I wrote this at the beginning of June but life is busy when buying a house so I have only had a chance to share it now.
One year now I have been married. It's been forever and only just begun. I'm complete, I've been made whole and yet I've always been whole. I can not believe it has been a year already and yet it seems we have been married forever. Our wedding day was at once a huge change and no change at all, the completion of me and making of my life into the whole piece it was supposed to be. Of course it meant that he didn't have to go home to his family every night, and we had to start planning how to share everything we own, and the list could go on. But it still seemed there was not much of a change. I've never once looked back or regretted the choice to marry my amazing husband. It was not even a choice at all really, more of a certainty that we would have our happily ever after.
My husband cares for me, entertains me, loves me, and gives me a smile when I have none left of my own. He is someone to tease, care for, pray for, and love with my whole heart. He has patience for my annoying ways and makes sure that I have fun instead of working too hard. He even argues with me now, which is a good thing. I have a check and balance and know that he will offer his opinion or an extra bit of logic before I do something foolish or against his wishes. When I think of this past year I am pleased that in the highs and lows he never left my side and was always right where I needed him, supporting me. I'm blessed with this wonderful husband, this feeling of completeness, and this knowledge that I will never even consider leaving him, that we are bonded in a way that we could never break, and that he feels the same. We might make mistakes and become angry with one another but our bond always draws us back to forgiveness and repentance for any wrong doings. No matter how against an idea my husband is he will always hear me out and let me know if my side makes sense as well.

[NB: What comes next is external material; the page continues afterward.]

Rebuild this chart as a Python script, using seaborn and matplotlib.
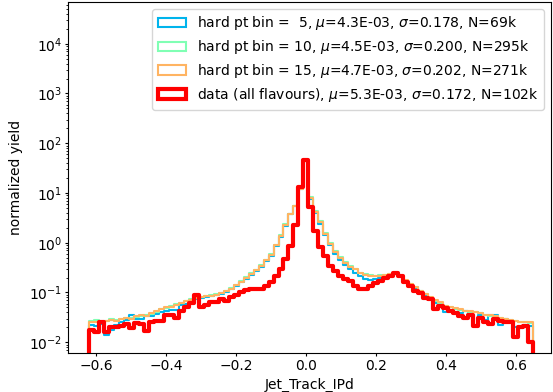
import numpy as np
import pandas as pd
import matplotlib
matplotlib.use("Agg")
import matplotlib.pyplot as plt
import seaborn as sns
from matplotlib.patches import Patch

# binning of Jet_Track_IPd
x_min, x_max, n_bins = -0.62, 0.648, 89

# normalized yield per bin
pt5 = [0.022, 0.021, 0.023, 0.014, 0.018, 0.022, 0.025, 0.028, 0.036, 0.030,
       0.030, 0.033, 0.034, 0.037, 0.040, 0.042, 0.045, 0.045, 0.055, 0.060,
       0.070, 0.075, 0.078, 0.080, 0.085, 0.088, 0.095, 0.100, 0.115, 0.135,
       0.16, 0.19, 0.23, 0.27, 0.33, 0.42, 0.55, 0.85, 1.3, 2.2,
       3.7, 5.5, 12.0, 44.0, 7.6, 4.0, 2.4, 1.4, 0.90, 0.60,
       0.45, 0.36, 0.30, 0.25, 0.21, 0.19, 0.18, 0.19, 0.20, 0.21,
       0.23, 0.24, 0.21, 0.17, 0.14, 0.12, 0.10, 0.085, 0.075, 0.062,
       0.050, 0.040, 0.045, 0.040, 0.038, 0.042, 0.036, 0.022, 0.035, 0.028,
       0.036, 0.036, 0.022, 0.030, 0.026, 0.020, 0.019, 0.022, 0.021]

pt10 = [0.027, 0.028, 0.026, 0.027, 0.029, 0.028, 0.029, 0.031, 0.031, 0.032,
        0.034, 0.035, 0.037, 0.041, 0.047, 0.049, 0.053, 0.058, 0.061, 0.067,
        0.073, 0.077, 0.081, 0.085, 0.088, 0.092, 0.098, 0.107, 0.122, 0.142,
        0.17, 0.205, 0.245, 0.285, 0.35, 0.45, 0.60, 0.92, 1.4, 2.35,
        3.8, 5.5, 12.0, 44.0, 8.2, 4.3, 2.7, 1.55, 0.98, 0.67,
        0.52, 0.41, 0.34, 0.29, 0.25, 0.235, 0.22, 0.215, 0.22, 0.225,
        0.235, 0.245, 0.21, 0.17, 0.145, 0.128, 0.106, 0.093, 0.078, 0.069,
        0.062, 0.054, 0.050, 0.047, 0.045, 0.043, 0.041, 0.040, 0.038, 0.036,
        0.034, 0.033, 0.031, 0.029, 0.028, 0.027, 0.026, 0.025, 0.024]

pt15 = [0.025, 0.026, 0.025, 0.027, 0.028, 0.027, 0.030, 0.031, 0.030, 0.033,
        0.035, 0.034, 0.038, 0.042, 0.046, 0.050, 0.052, 0.057, 0.062, 0.066,
        0.072, 0.078, 0.080, 0.084, 0.087, 0.091, 0.097, 0.105, 0.120, 0.140,
        0.165, 0.20, 0.24, 0.28, 0.34, 0.44, 0.58, 0.90, 1.35, 2.3,
        3.7, 5.4, 12.0, 44.0, 8.0, 4.2, 2.6, 1.5, 0.95, 0.65,
        0.50, 0.40, 0.33, 0.29, 0.25, 0.23, 0.215, 0.21, 0.215, 0.22,
        0.235, 0.25, 0.215, 0.175, 0.15, 0.13, 0.108, 0.095, 0.080, 0.070,
        0.063, 0.053, 0.050, 0.048, 0.046, 0.043, 0.042, 0.041, 0.039, 0.036,
        0.035, 0.033, 0.031, 0.030, 0.028, 0.027, 0.026, 0.025, 0.025]

data_all = [0.018, 0.016, 0.025, 0.016, 0.020, 0.020, 0.021, 0.023, 0.019, 0.024,
            0.023, 0.017, 0.025, 0.027, 0.027, 0.035, 0.035, 0.031, 0.043, 0.050,
            0.062, 0.090, 0.050, 0.057, 0.063, 0.065, 0.075, 0.068, 0.080, 0.090,
            0.100, 0.110, 0.115, 0.120, 0.120, 0.135, 0.160, 0.210, 0.300, 0.480,
            0.85, 2.3, 13.0, 46.0, 5.3, 1.7, 0.84, 0.53, 0.34, 0.27,
            0.21, 0.19, 0.17, 0.135, 0.120, 0.118, 0.133, 0.155, 0.170, 0.195,
            0.21, 0.25, 0.21, 0.16, 0.133, 0.106, 0.098, 0.078, 0.075, 0.046,
            0.053, 0.049, 0.042, 0.039, 0.034, 0.031, 0.036, 0.021, 0.031, 0.025,
            0.023, 0.029, 0.027, 0.025, 0.025, 0.013, 0.020, 0.021, 0.010]

labels = [
    r"hard pt bin =  5, $\mu$=4.3E-03, $\sigma$=0.178, N=69k",
    r"hard pt bin = 10, $\mu$=4.5E-03, $\sigma$=0.200, N=295k",
    r"hard pt bin = 15, $\mu$=4.7E-03, $\sigma$=0.202, N=271k",
    r"data (all flavours), $\mu$=5.3E-03, $\sigma$=0.172, N=102k",
]
colors = ["#00b4ec", "#80ffb4", "#ffb462", "#ff0000"]
widths = [1.5, 1.5, 1.5, 3.0]
y_ticks = [1e-2, 1e-1, 1e0, 1e1, 1e2, 1e3, 1e4]

# shorter ticks / tighter tick labels like the original
for ax_name in ["xtick", "ytick"]:
    plt.rcParams[ax_name + ".major.size"] = 2.2
    plt.rcParams[ax_name + ".minor.size"] = 1.3
    plt.rcParams[ax_name + ".major.pad"] = 2.2
    plt.rcParams[ax_name + ".minor.pad"] = 2.2

# one empty bin added on each side so the steps drop down at the ends
step = (x_max - x_min) / n_bins
lo, hi = x_min - step, x_max + step
centers = np.linspace(lo + step / 2, hi - step / 2, n_bins + 2)

fig, ax = plt.subplots(figsize=(5.53, 3.92), dpi=100)
fig.subplots_adjust(left=0.123, right=0.9964, bottom=0.099, top=0.995)

for vals, c, lw in zip([pt5, pt10, pt15, data_all], colors, widths):
    df = pd.DataFrame({"x": centers, "w": [0.0] + vals + [0.0]})
    sns.histplot(
        data=df,
        x="x",
        weights="w",
        bins=n_bins + 2,
        binrange=(lo, hi),
        element="step",
        fill=False,
        color=c,
        linewidth=lw,
        ax=ax
    )

ax.set_yscale("log")
ax.set_yticks(y_ticks)
ax.set_ylim(10 ** -2.22, 10 ** 4.84)
ax.set_xlim(-0.68, 0.70)

ax.set_xlabel("Jet_Track_IPd", labelpad=3)
ax.set_ylabel("normalized yield")

handles = [
    Patch(facecolor="none", edgecolor=c, linewidth=lw, label=l)
    for c, lw, l in zip(colors, widths, labels)
]
ax.legend(handles=handles, loc="upper right", labelspacing=0.42)

fig.savefig("out.png", dpi=100)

He takes care of me, physically, spiritually, and emotionally. Every morning at home he makes me breakfast and on work days packs my lunch. Such a simple service that I could do but it brings me such joy and shows so much of his caring love when he does it. He is always ready with a comforting hand at the slightest sign of a tear or sadness from me and is my favourite shoulder to cry on. Always gentle, he does not judge my reasons for tears and tries to help me see the sunshine again. I once thought that I had clean language but my husband catches any slips that squeak their way out and is a gentle reminder to keep my speech pure. He always reminds me to pray before meals if I were to forget and lets me know special facts about the church that I did not know before. What a gift and blessing this man is to me.
I can't wait for our children to have him as their dad. He will without a doubt be a great father. He will be a great guardian of their safety I know, just in the way he tries to keep me safe and worries for the safety of other children we see if their parents turn their backs for a moment. I know he will guard their hearts and minds fiercely as he often grows worried about things kids learn in school or from other people. He will be able to teach them things that I never could, like sports, singing, a love of history, and his own way of knowing and loving God. I know we will be a great team in this as we have different but complemeting sets of knowledge and interests. Besides we already work as a great team in preparing our home for the coming of baby.
I pray that many others in the world might experience the same joy, completeness, and certainty in their marriage vocation.